O jurado 11 está espetacularmente construído. Ele revela a ambiguidade da identidade americana, e de qualquer nacionalidade, na verdade, sendo a sua figura mais relevante hoje do que era em 1957. Este homem representa a democracia americana, a soberania da justiça e a valorização da vida de cada ser humano numa sociedade igual em oportunidades. E quem é exatamente este homem?
Um imigrante. Conheceu a realidade do seu país (segundo o sotaque, algures nos Balcãs) e, por essa razão, compreende o verdadeiro valor da justiça, tentando defendê-lo contra acusações de que devia era voltar para a sua terra. Até parece difícil de compreender, quando pensamos que, atualmente, os imigrantes são o bode expiatório de grande parte dos problemas sistémicos dos Estados Unidos.
A tensão entre estas duas personagens chega ao seu máximo, quando o jurado 7 decide mudar o seu voto de “culpado” para “inocente”. Na teoria, isto seria a ação correta, mas ele apenas o faz para acelerar o processo de decisão, por estar farto de esperar. Nesse momento, é confrontado duramente pelo jurado 11, acusando-o de brincar com a vida de um homem e de ser tão fraco de caráter que nem tem coragem de expor a sua opinião.

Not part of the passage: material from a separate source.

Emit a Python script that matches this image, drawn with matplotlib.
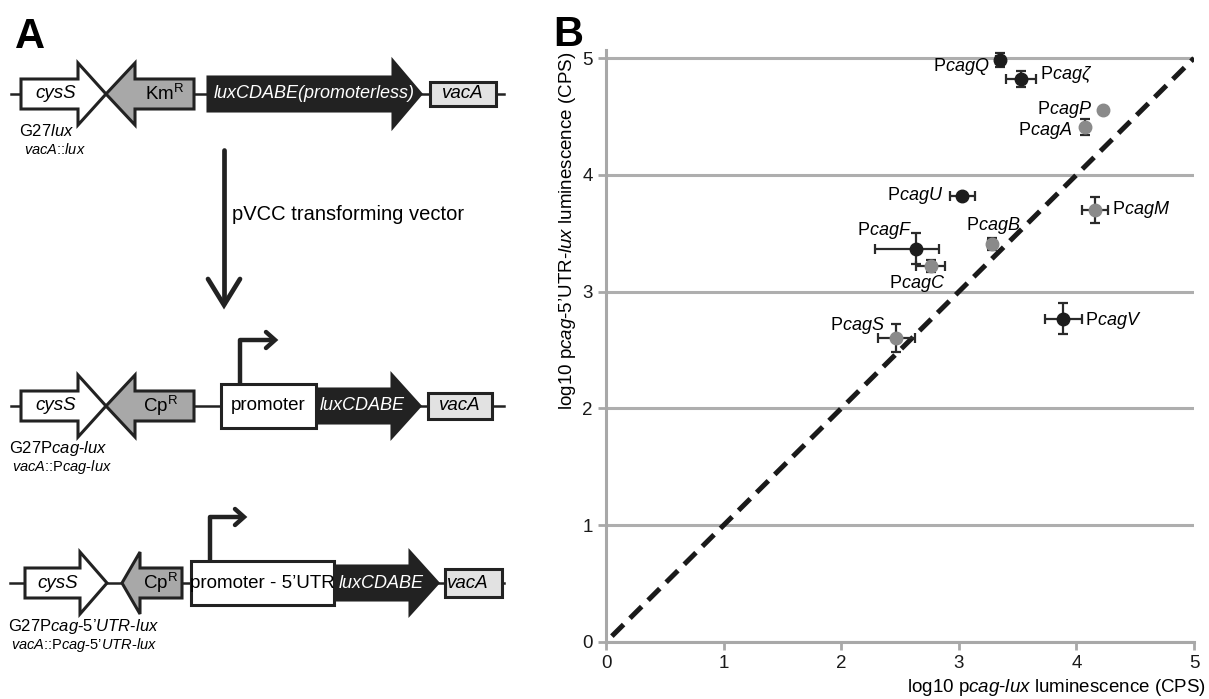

Não entrará isto em contradição com o que foi falado inicialmente? Já referi que o jurado 8 é prezado por não apresentar certezas sobre este assunto complicado. Para mim, a diferença está no facto de que o jurado 8 quer discutir, mas fá-lo expondo as suas incertezas, enquanto o jurado 7 nem tem interesse em pensar qual a sua opinião. Acrescentaria eu: porque cresceu numa geração que não precisou de discutir as suas ideias nem de se opor a nada para viver uma vida confortável. Tal como a minha geração.
Pela simples mão do diálogo e das interações entre personagens fechados numa sala, este filme leva-nos a questionar a natureza das nossas próprias crenças, do valor da vida e as fraquezas do nosso sistema judicial. Levamos para vida várias mensagens deste filme. Na minha opinião, uma delas é importante da próxima vez que estivermos em discussão aberta com as pessoas à nossa volta: Se queremos ser ouvidos, comecemos por ouvir (que não é o mesmo que apenas deixar falar). Se queremos convencer, comecemos por nos abrir a ser convencidos.